Tesla has not withdrawn that guidance, despite the COVID-19 pandemic.
Prior to the deliveries report, analysts who have been historically optimistic about Tesla revised their expectations for the first quarter of 2020, and the full year, downwards.
One of the lowest first-quarter estimates out there, from Loup Ventures’ Gene Munster, saw Tesla delivering just 57,000 vehicles for the period ending March 31, 2020. Munster emphasized that COVID-19 and its impacts on people the world-over have dampened auto sales.
TrueCar estimates that in March 2020, U.S. auto sales fell by more than a third versus a year-ago, for example.
Munster wrote, on Twitter:
“We see anything above 57k (our bottom-up math) as a directional positive. The Street is at 79.9k after adjusting for the impact of the shutdown. The most important benchmark will be Tesla’s sequential decline in deliveries vs. the broader auto industry, which we won’t have data on for another month. We believe, even with the shutdown, Tesla will continue to outpace the broader auto industry growth rate by 25-30%.”

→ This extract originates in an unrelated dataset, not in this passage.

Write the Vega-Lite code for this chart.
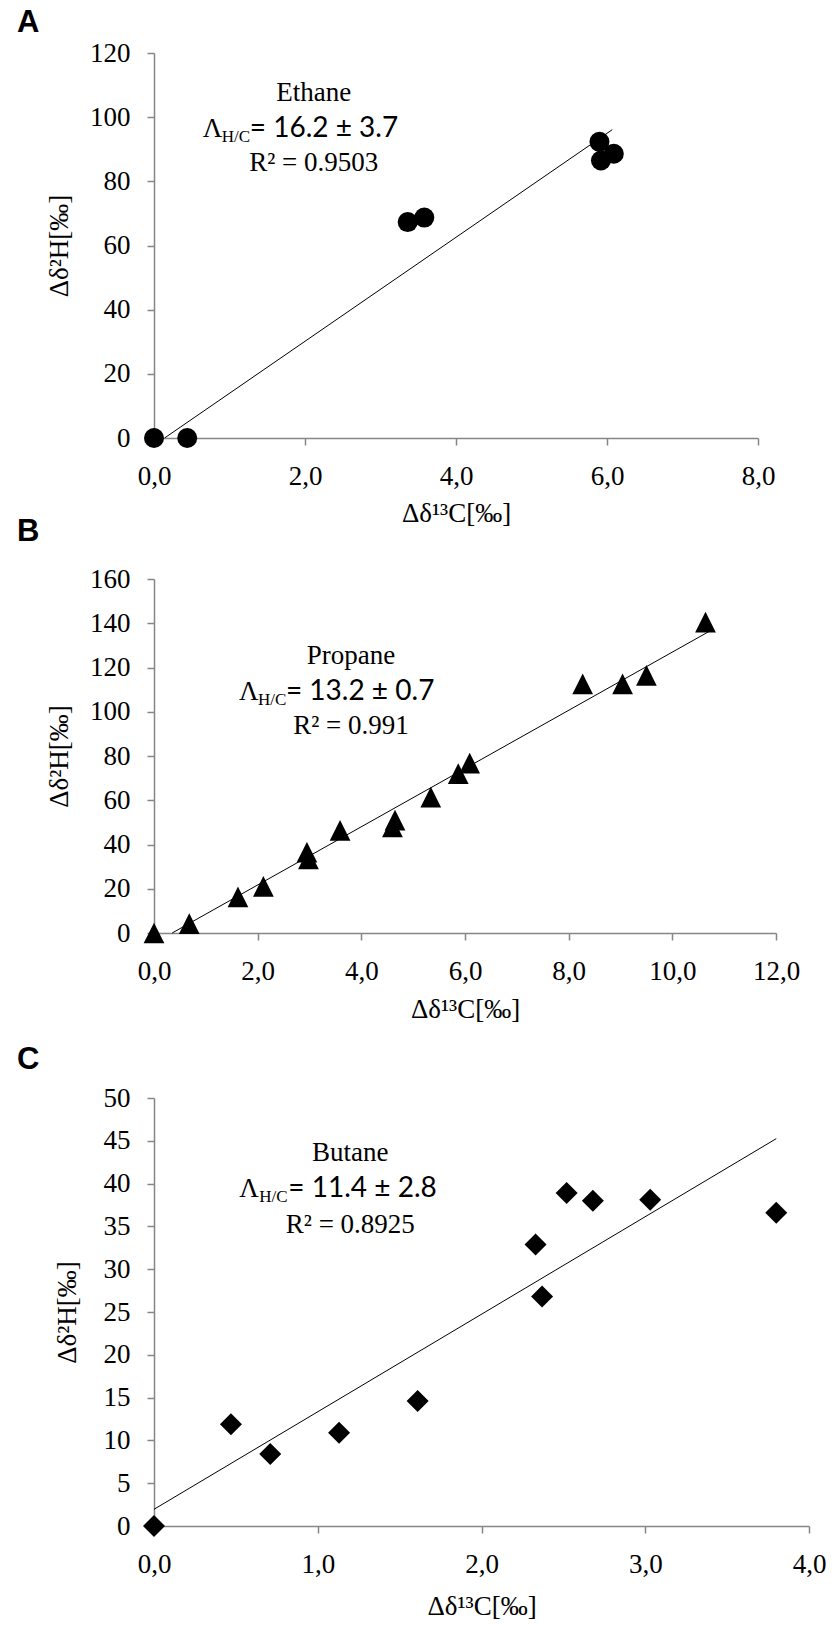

JMP Securities’ Joseph Osha wrote in a note to investors on Tuesday, “Obviously, much has changed for TSLA recently, and with that in mind we revise our model to reflect lower production and delivery activity for 2020.” Osha now expects Tesla to deliver around 433,000 cars to customers this year but sees Tesla returning to form in 2021.
Tesla deliveries typically spike in the last week or two of any given quarter. However, Credit Suisse analyst Dan Levy wrote in a note to investors on Tuesday the company would not likely notch as many this year.
“While Tesla noted in its production shutdown release that it was planning to implement touchless deliveries, we nevertheless would expect Tesla volume to see some impact – especially given the heavy weight of sales to California, where a ‘stay at home’ order is in place.”
By contrast, the analyst accurately estimated that production would end up higher than deliveries, coming in around 100,000. He wrote, “Elon Musk noted on March 10 that Tesla had produced its millionth vehicle. This likely implies that by 3/10 Tesla had produced ~85k units in the quarter, with a weekly production pace in Fremont of ~7,600-7,800 units/week.”